* [Code that draws figures]:
==============================

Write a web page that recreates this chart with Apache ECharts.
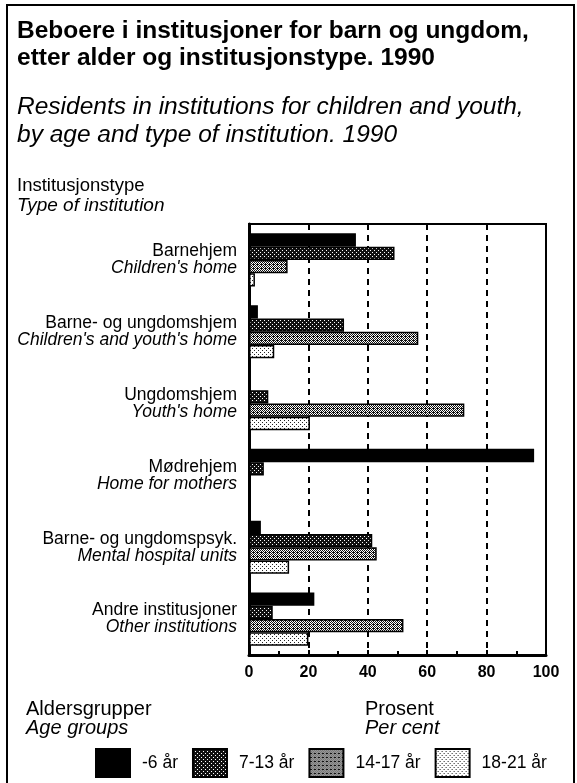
<!DOCTYPE html>
<html>
<head>
<meta charset="utf-8">
<script src="https://cdn.jsdelivr.net/npm/echarts@6/dist/echarts.min.js"></script>
<style>
html,body{margin:0;padding:0;background:#fff;}
#c{width:577px;height:783px;}
</style>
</head>
<body>
<div id="c"></div>
<script>
// ---- data ----
const categoriesNo = ['Barnehjem', 'Barne- og ungdomshjem', 'Ungdomshjem', 'Mødrehjem', 'Barne- og ungdomspsyk.', 'Andre institusjoner'];
const categoriesEn = ["Children's home", "Children's and youth's home", "Youth's home", 'Home for mothers', 'Mental hospital units', 'Other institutions'];
const seriesNames = ['-6 år', '7-13 år', '14-17 år', '18-21 år'];
const age0to6   = [36, 3, 0, 96, 4, 22];
const age7to13  = [49, 32, 6.5, 5, 41.5, 8];
const age14to17 = [13, 57, 72.5, 0, 43, 52];
const age18to21 = [2, 8.5, 20.5, 0, 13.5, 20];
const xTicks = [0, 20, 40, 60, 80, 100];

// ---- patterns ----
function makePattern(size, bg, fg, pts) {
  const c = document.createElement('canvas');
  c.width = size; c.height = size;
  const g = c.getContext('2d');
  g.fillStyle = bg; g.fillRect(0, 0, size, size);
  g.fillStyle = fg;
  pts.forEach(p => g.fillRect(p[0], p[1], 1, 1));
  return { image: c, repeat: 'repeat' };
}
const fills = [
  '#000',
  makePattern(4, '#111', '#fff', [[0, 0], [2, 2]]),
  makePattern(4, '#fff', '#111', [[0, 0], [2, 0], [1, 1], [3, 1], [0, 2], [2, 2], [1, 3], [3, 3], [1, 0]]),
  makePattern(4, '#fff', '#222', [[0, 0], [2, 2]])
];
const dataSets = [age0to6, age7to13, age14to17, age18to21];

const chart = echarts.init(document.getElementById('c'), null, { renderer: 'canvas' });
const FF = '"Liberation Sans", Arial, Helvetica, sans-serif';

function txt(x, y, s, font) {
  return { type: 'text', x: x, y: y, style: { text: s, font: font + ' ' + FF, fill: '#000', verticalAlign: 'middle' } };
}

const option = {
  animation: false,
  backgroundColor: '#fff',
  textStyle: { fontFamily: FF, color: '#000' },
  grid: { left: 249, right: 31, top: 224, bottom: 128, show: true, borderColor: '#000', borderWidth: 2 },
  legend: {
    left: 95, top: 748, padding: 0,
    icon: 'rect',
    itemWidth: 34, itemHeight: 28, itemGap: 14,
    selectedMode: false,
    textStyle: { fontFamily: FF, fontSize: 17.5, color: '#000', padding: [0, 0, 0, 7] },
    data: seriesNames
  },
  xAxis: {
    type: 'value', min: 0, max: 100, interval: 20,
    axisLine: { show: true, lineStyle: { color: '#000', width: 3 } },
    axisTick: { show: true, inside: true, length: 5, lineStyle: { color: '#000', width: 2 } },
    minorTick: { show: true, splitNumber: 2, length: 4, lineStyle: { color: '#000', width: 2 } },
    splitLine: { show: true, lineStyle: { color: '#000', width: 2, type: [6, 5] } },
    axisLabel: { fontFamily: FF, fontSize: 16, fontWeight: 'bold', color: '#000', margin: 10,
      formatter: v => xTicks.indexOf(v) >= 0 ? String(v) : '' }
  },
  yAxis: {
    type: 'category', inverse: true,
    data: categoriesNo.map((n, i) => '{a|' + n + '}\n{b|' + categoriesEn[i] + '}'),
    axisLine: { show: true, lineStyle: { color: '#000', width: 3 } },
    axisTick: { show: false },
    axisLabel: {
      margin: 12, align: 'right',
      rich: {
        a: { fontFamily: FF, fontSize: 17.5, color: '#000', lineHeight: 17, align: 'right' },
        b: { fontFamily: FF, fontSize: 17.5, fontStyle: 'italic', color: '#000', lineHeight: 17, align: 'right' }
      }
    }
  },
  series: seriesNames.map((name, i) => ({
    name: name, type: 'bar',
    data: dataSets[i],
    barGap: '0%', barCategoryGap: '26%',
    itemStyle: { color: fills[i], borderColor: '#000', borderWidth: 1.5 }
  })),
  graphic: [
    { type: 'rect', shape: { x: 7, y: 5, width: 567, height: 790 }, style: { fill: null, stroke: '#000', lineWidth: 2 }, z: 100 },
    txt(17, 31, 'Beboere i institusjoner for barn og ungdom,', 'bold 24.5px'),
    txt(17, 58, 'etter alder og institusjonstype. 1990', 'bold 24.5px'),
    txt(17, 107, 'Residents in institutions for children and youth,', 'italic 24.5px'),
    txt(17, 135, 'by age and type of institution. 1990', 'italic 24.5px'),
    txt(17, 186, 'Institusjonstype', '18.5px'),
    txt(17, 206, 'Type of institution', 'italic 19px'),
    txt(26, 709, 'Aldersgrupper', '20px'),
    txt(26, 728, 'Age groups', 'italic 20px'),
    txt(365, 709, 'Prosent', '20px'),
    txt(365, 728, 'Per cent', 'italic 20px')
  ]
};
chart.setOption(option);
</script>
</body>
</html>
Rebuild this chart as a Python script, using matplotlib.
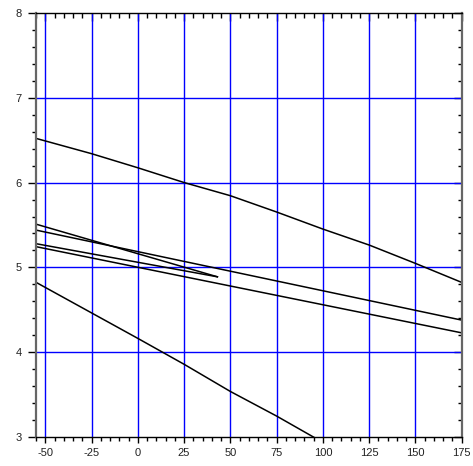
import matplotlib
matplotlib.use("Agg")
import matplotlib.pyplot as plt
from matplotlib.ticker import MultipleLocator

# Data
line_a_x = [-55, -25, 0, 25, 50, 75, 100, 125, 150, 175]
line_a_y = [6.52, 6.34, 6.174, 6.0, 5.845, 5.653, 5.452, 5.264, 5.048, 4.824]

line_b_x = [-55, 43]
line_b_y = [5.51, 4.89]

line_c_x = [-55, 175]
line_c_y = [5.44, 4.38]

line_d_x = [-55, 43]
line_d_y = [5.28, 4.89]

line_e_x = [-55, 175]
line_e_y = [5.245, 4.23]

line_f_x = [-55, 0, 25, 50, 75, 100]
line_f_y = [4.825, 4.165, 3.86, 3.54, 3.25, 2.94]

x_ticks = [-50, -25, 0, 25, 50, 75, 100, 125, 150, 175]
y_ticks = [3, 4, 5, 6, 7, 8]

plt.rcParams['font.family'] = ['Liberation Sans', 'DejaVu Sans']

fig = plt.figure(figsize=(4.73, 4.66), dpi=100)
ax = fig.add_axes([36/473, 1-437.3/466, (461.7-36)/473, (437.3-12.7)/466])

ax.set_xlim(-55, 175)
ax.set_ylim(3, 8)

# grid
for xv in x_ticks:
    ax.axvline(xv, color='#0000ff', lw=1.0, zorder=1)
for yv in y_ticks[1:-1]:
    ax.axhline(yv, color='#0000ff', lw=1.0, zorder=1)

for xs, ys in [(line_a_x, line_a_y), (line_b_x, line_b_y), (line_c_x, line_c_y),
               (line_d_x, line_d_y), (line_e_x, line_e_y), (line_f_x, line_f_y)]:
    ax.plot(xs, ys, color='black', lw=1.1, zorder=3)

ax.set_xticks(x_ticks)
ax.set_yticks(y_ticks)
ax.set_xticklabels([str(v) for v in x_ticks], fontsize=8, color='#222222')
ax.set_yticklabels([str(v) for v in y_ticks], fontsize=8, color='#222222')
ax.xaxis.set_minor_locator(MultipleLocator(5))
ax.yaxis.set_minor_locator(MultipleLocator(0.2))

ax.tick_params(axis='x', which='major', direction='out', length=4.5, width=1, pad=3.5,
               top=False, bottom=True)
ax.tick_params(axis='x', which='minor', direction='out', length=3, width=1,
               top=False, bottom=True)
ax.tick_params(axis='y', which='major', direction='out', length=5.5, width=1, pad=5,
               left=True, right=False)
ax.tick_params(axis='y', which='minor', direction='out', length=3, width=1,
               left=True, right=False)

# inward ticks on top and right via secondary axes
top = ax.secondary_xaxis('top')
top.set_xticks(x_ticks)
top.set_xticklabels([])
top.xaxis.set_minor_locator(MultipleLocator(5))
top.tick_params(which='major', direction='in', length=6, width=1)
top.tick_params(which='minor', direction='in', length=3.5, width=1)
top.spines['top'].set_visible(False)

right = ax.secondary_yaxis('right')
right.set_yticks(y_ticks)
right.set_yticklabels([])
right.yaxis.set_minor_locator(MultipleLocator(0.2))
right.tick_params(which='major', direction='in', length=6, width=1)
right.tick_params(which='minor', direction='in', length=3, width=1)
right.spines['right'].set_visible(False)

for s in ['left', 'right']:
    ax.spines[s].set_color('#666666')
    ax.spines[s].set_linewidth(1.6)
for s in ['top', 'bottom']:
    ax.spines[s].set_color('black')
    ax.spines[s].set_linewidth(1.0)
for sp in ax.spines.values():
    sp.set_zorder(5)

fig.savefig('out.png', dpi=100)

==============================

* [WHAT YOU HAVE TO DO]: Scan the listing above and copy all lines containing the word "matplotlib".

* [WRITTEN ANSWER]:
Rebuild this chart as a Python script, using matplotlib.
import matplotlib
matplotlib.use("Agg")
import matplotlib.pyplot as plt
from matplotlib.ticker import MultipleLocator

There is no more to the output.